New Entrants into Mobile Operating Systems Space

This is interesting time in dynamic mobile space. Old incumbent platforms are dying (Blackberry, Symbian, webOS) because the market cannot sustain the fragmentation and but new platforms are emerging.
  • August 1, I wrote blog article that Alibaba is releasing own mobile operating system. September 10 the company announced localization in Traditional Chinese and English
  • End of August I wrote another article that Korean government endorsed its OEMs to create own mobile operating system, considering Samsung already had own semi-successful OS named BADA
  • In a recent interview with The Economic Observer, HTC co-founder and chairwoman Cher Wang said that it is considering purchase of own operating system.
Why all major phone makers suddenly considering building or buying own operating system? Perhaps because free Android is no longer free. Microsoft is charging between $5 and $15 per phone patent royalties, some of which exceed licence fees for Windows Phone 7.

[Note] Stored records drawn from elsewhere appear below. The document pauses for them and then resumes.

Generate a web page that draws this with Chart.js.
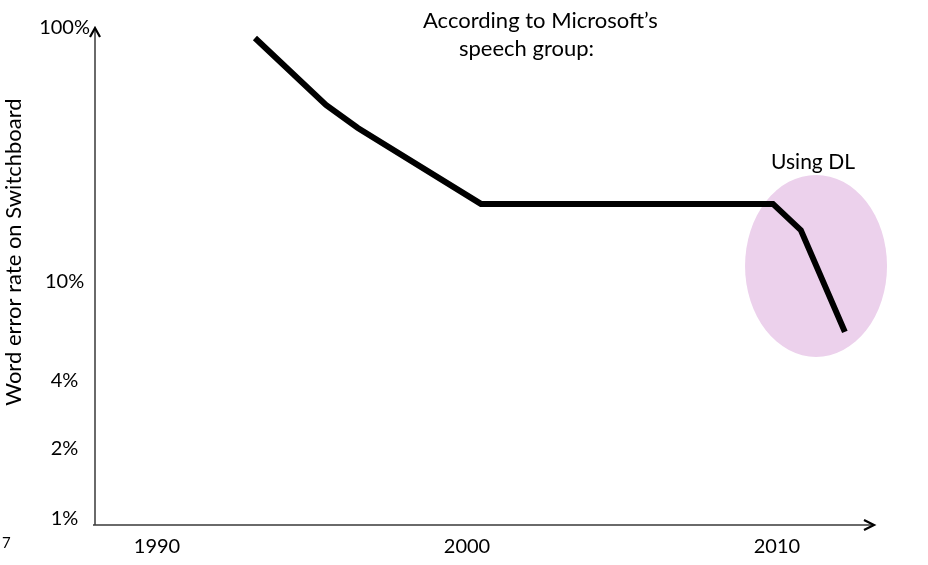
<!DOCTYPE html>
<html>
<head>
<meta charset="utf-8">
<script src="https://cdn.jsdelivr.net/npm/chart.js@4/dist/chart.umd.min.js"></script>
<style>
  html, body { margin: 0; padding: 0; background: #fff; }
  #wrap { width: 928px; height: 565px; position: relative; }
</style>
</head>
<body>
<div id="wrap"><canvas id="c" width="928" height="565"></canvas></div>
<script>
// ---- Data ----
const years = [1993.16, 1995.45, 1996.48, 2000.45, 2009.87, 2010.77, 2012.19];
const errorRates = [91.3, 49.8, 40.4, 20.3, 20.3, 16.0, 6.36];
const xTickValues = [1990, 2000, 2010];
const xTickLabels = ['1990', '2000', '2010'];
const yTickValues = [1.17, 2.2, 4.1, 10, 100];
const yTickLabels = ['1%', '2%', '4%', '10%', '100%'];
const yAxisTitle = 'Word error rate on Switchboard';
const headerLines = ['According to Microsoft\u2019s', 'speech group:'];
const highlightLabel = 'Using DL';
// highlighted region (data units): years and error-rate range
const highlightYears = [2008.97, 2013.55];
const highlightRates = [5.07, 26.4];
const slideNumber = '7';

const FONT = 'Lato, "Open Sans", "Noto Sans", sans-serif';

const decorPlugin = {
  id: 'decor',
  beforeDatasetsDraw(chart) {
    const {ctx, scales: {x, y}} = chart;
    const x0 = x.getPixelForValue(highlightYears[0]);
    const x1 = x.getPixelForValue(highlightYears[1]);
    const y0 = y.getPixelForValue(highlightRates[1]);
    const y1 = y.getPixelForValue(highlightRates[0]);
    ctx.save();
    ctx.fillStyle = '#ECD1EC';
    ctx.beginPath();
    ctx.ellipse((x0 + x1) / 2, (y0 + y1) / 2, (x1 - x0) / 2, (y1 - y0) / 2, 0, 0, Math.PI * 2);
    ctx.fill();
    ctx.restore();
  },
  afterDraw(chart) {
    const {ctx, chartArea: a} = chart;
    ctx.save();
    // axes
    ctx.strokeStyle = '#3a3a3a';
    ctx.lineWidth = 1.5;
    ctx.beginPath();
    ctx.moveTo(a.left - 2, a.bottom);
    ctx.lineTo(a.right, a.bottom);
    ctx.moveTo(a.left, a.bottom);
    ctx.lineTo(a.left, a.top);
    ctx.stroke();
    // arrow heads
    ctx.strokeStyle = '#000';
    ctx.lineWidth = 2.2;
    ctx.beginPath();
    ctx.moveTo(a.left - 5, a.top + 9);
    ctx.lineTo(a.left, a.top);
    ctx.lineTo(a.left + 5, a.top + 9);
    ctx.moveTo(a.right - 10, a.bottom - 5);
    ctx.lineTo(a.right, a.bottom);
    ctx.lineTo(a.right - 10, a.bottom + 5);
    ctx.stroke();

    // texts
    ctx.fillStyle = '#000';
    ctx.font = '22px ' + FONT;
    ctx.textBaseline = 'middle';
    ctx.textAlign = 'left';
    ctx.fillText(headerLines[0], 423, 21);
    ctx.fillText(headerLines[1], 459, 49);
    ctx.font = '21px ' + FONT;
    ctx.textAlign = 'center';
    ctx.fillText(highlightLabel, 813, 162);

    // y axis title
    ctx.font = '22px ' + FONT;
    ctx.save();
    ctx.translate(14, 252);
    ctx.rotate(-Math.PI / 2);
    ctx.textAlign = 'center';
    ctx.fillText(yAxisTitle, 0, 0);
    ctx.restore();

    // slide number
    ctx.font = '15px ' + FONT;
    ctx.textAlign = 'left';
    ctx.fillText(slideNumber, 2, 543);
    ctx.restore();
  }
};

new Chart(document.getElementById('c'), {
  type: 'line',
  data: {
    datasets: [{
      data: years.map((yr, i) => ({x: yr, y: errorRates[i]})),
      borderColor: '#000',
      borderWidth: 6,
      pointRadius: 0,
      fill: false,
      tension: 0,
      borderJoinStyle: 'miter',
      borderCapStyle: 'butt'
    }]
  },
  options: {
    responsive: false,
    animation: false,
    devicePixelRatio: 1,
    layout: { padding: { top: 28, right: 54, left: 0, bottom: 0 } },
    plugins: { legend: { display: false }, tooltip: { enabled: false } },
    scales: {
      x: {
        type: 'linear',
        min: 1988,
        max: 2013.13,
        bounds: 'data',
        grid: { display: false, drawTicks: false },
        border: { display: false },
        afterBuildTicks: s => { s.ticks = xTickValues.map(v => ({value: v})); },
        afterFit: s => { s.height = 40; },
        ticks: {
          padding: 10,
          autoSkip: false,
          maxRotation: 0,
          color: '#000',
          font: { family: FONT, size: 20 },
          callback: (v, i) => xTickLabels[i]
        }
      },
      y: {
        type: 'logarithmic',
        min: 1.105,
        max: 100,
        bounds: 'data',
        grid: { display: false, drawTicks: false },
        border: { display: false },
        afterBuildTicks: s => { s.ticks = yTickValues.map(v => ({value: v})); },
        afterFit: s => { s.width = 95; },
        ticks: {
          padding: 5,
          crossAlign: 'center',
          autoSkip: false,
          color: '#000',
          font: { family: FONT, size: 20 },
          callback: (v, i) => yTickLabels[i]
        }
      }
    }
  },
  plugins: [decorPlugin]
});
</script>
</body>
</html>
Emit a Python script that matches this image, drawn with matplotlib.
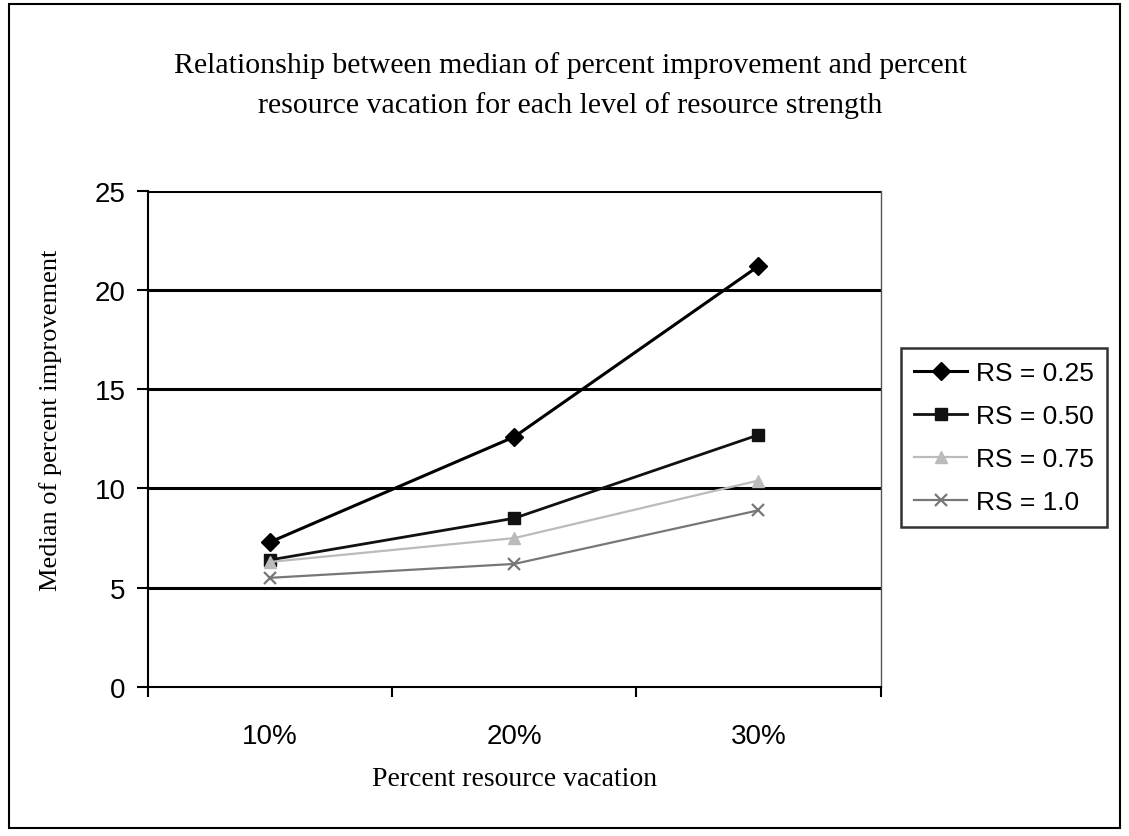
import numpy as np
import matplotlib.pyplot as plt
from matplotlib.patches import Rectangle

# categories and series
cats = ['10%', '20%', '30%']
rs025 = [7.3, 12.6, 21.2]
rs050 = [6.4, 8.5, 12.7]
rs075 = [6.3, 7.5, 10.4]
rs100 = [5.5, 6.2, 8.9]
yticks = [0, 5, 10, 15, 20, 25]

fig = plt.figure(figsize=(11.29, 8.37), dpi=100)
ax = fig.add_axes([0.131, 0.178, 0.649, 0.593])

# outer chart border
fig.patches.append(Rectangle((0.008, 0.01), 0.984, 0.984, transform=fig.transFigure,
                             fill=False, edgecolor='black', lw=1.5))

x = np.arange(len(cats))
for yv in yticks[1:]:
    ax.axhline(yv, color='black', lw=2.2, zorder=1)

ax.plot(x, rs025, color='black', lw=2.2, marker='D', ms=9, label='RS = 0.25', zorder=6)
ax.plot(x, rs050, color='#111111', lw=2, marker='s', ms=8.5, label='RS = 0.50', zorder=4)
ax.plot(x, rs075, color='#bbbbbb', lw=1.6, marker='^', ms=9, label='RS = 0.75', zorder=5)
ax.plot(x, rs100, color='#777777', lw=1.6, marker='x', ms=9, mew=1.6, label='RS = 1.0', zorder=3)

ax.set_xlim(-0.5, 2.5)
ax.set_ylim(0, 25)
ax.set_yticks(yticks)
ax.set_yticklabels([str(v) for v in yticks], fontfamily='Liberation Sans', fontsize=20)
ax.set_xticks(x)
ax.set_xticklabels(cats, fontfamily='Liberation Sans', fontsize=20)
ax.tick_params(axis='x', length=0, pad=26)
ax.set_xticks([-0.5, 0.5, 1.5, 2.5], minor=True)
ax.tick_params(axis='x', which='minor', length=7, width=1.5, direction='out')
ax.tick_params(axis='y', length=8, width=1.5, direction='out', pad=8)

for s in ax.spines.values():
    s.set_linewidth(1.5)
ax.spines['top'].set_visible(False)
ax.spines['right'].set_color('#555555')
ax.spines['right'].set_linewidth(1)

ax.set_xlabel('Percent resource vacation', fontfamily='Liberation Serif', fontsize=20, labelpad=12)
ax.set_ylabel('Median of percent improvement', fontfamily='Liberation Serif', fontsize=19)
ax.yaxis.set_label_coords(-0.117, 0.54)

fig.text(0.505, 0.898, 'Relationship between median of percent improvement and percent\n'
         'resource vacation for each level of resource strength',
         ha='center', va='center', fontfamily='Liberation Serif', fontsize=21.5, linespacing=1.65)

leg = ax.legend(loc='upper left', bbox_to_anchor=(901 / 1129, 1 - 349 / 837),
                bbox_transform=fig.transFigure, frameon=True, fancybox=False,
                edgecolor='black', prop={'family': 'Liberation Sans', 'size': 19},
                handlelength=2.0, handletextpad=0.35, borderpad=0.5, labelspacing=0.72,
                borderaxespad=0)
leg.get_frame().set_linewidth(1.8)

plt.savefig('out.png')
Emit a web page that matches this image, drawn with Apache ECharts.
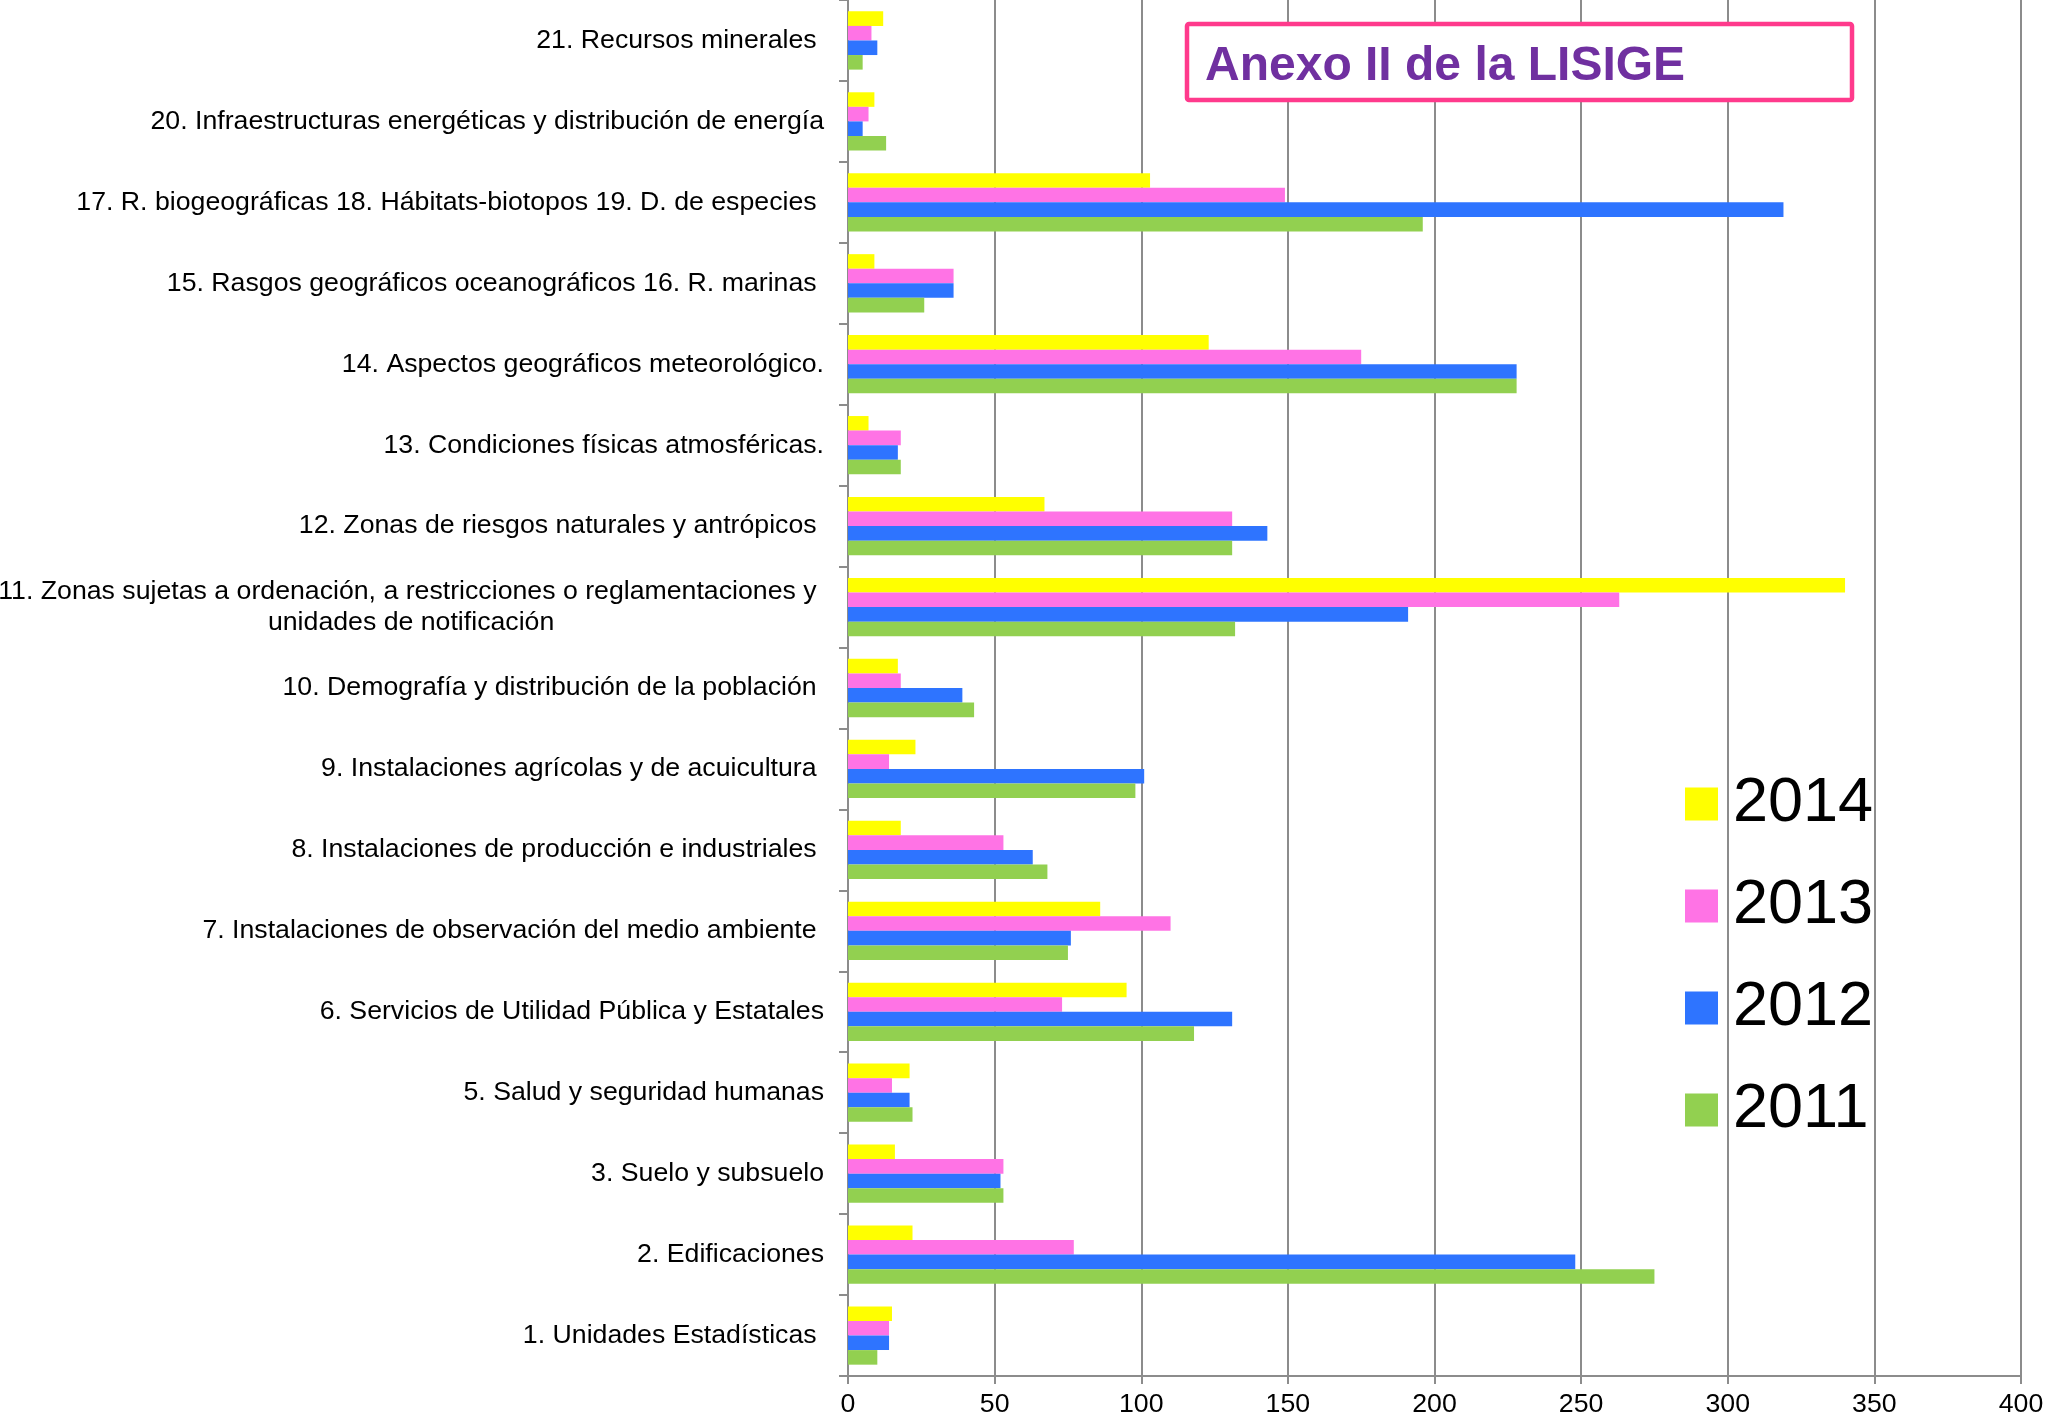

New mobile platform entrant should be aware about the three major problems:
  • Gaining market share. Ask yourself, why would you buy something other than iPhone or Android phone? I cannot come up with one reason.
  • Developers interest. There are not enough developers to cover half a dozen mobile operating systems and make money the same time. Developers make money on the scale of downloads and the scale decreases with the increase of the platforms. Number and quality of apps are the key to growing market share.
  • Monetization. will the platform make money? If not, I am not sure incremental cost of building and supporting own operating system is lower than licensing Windows Phone or paying royalties for Android.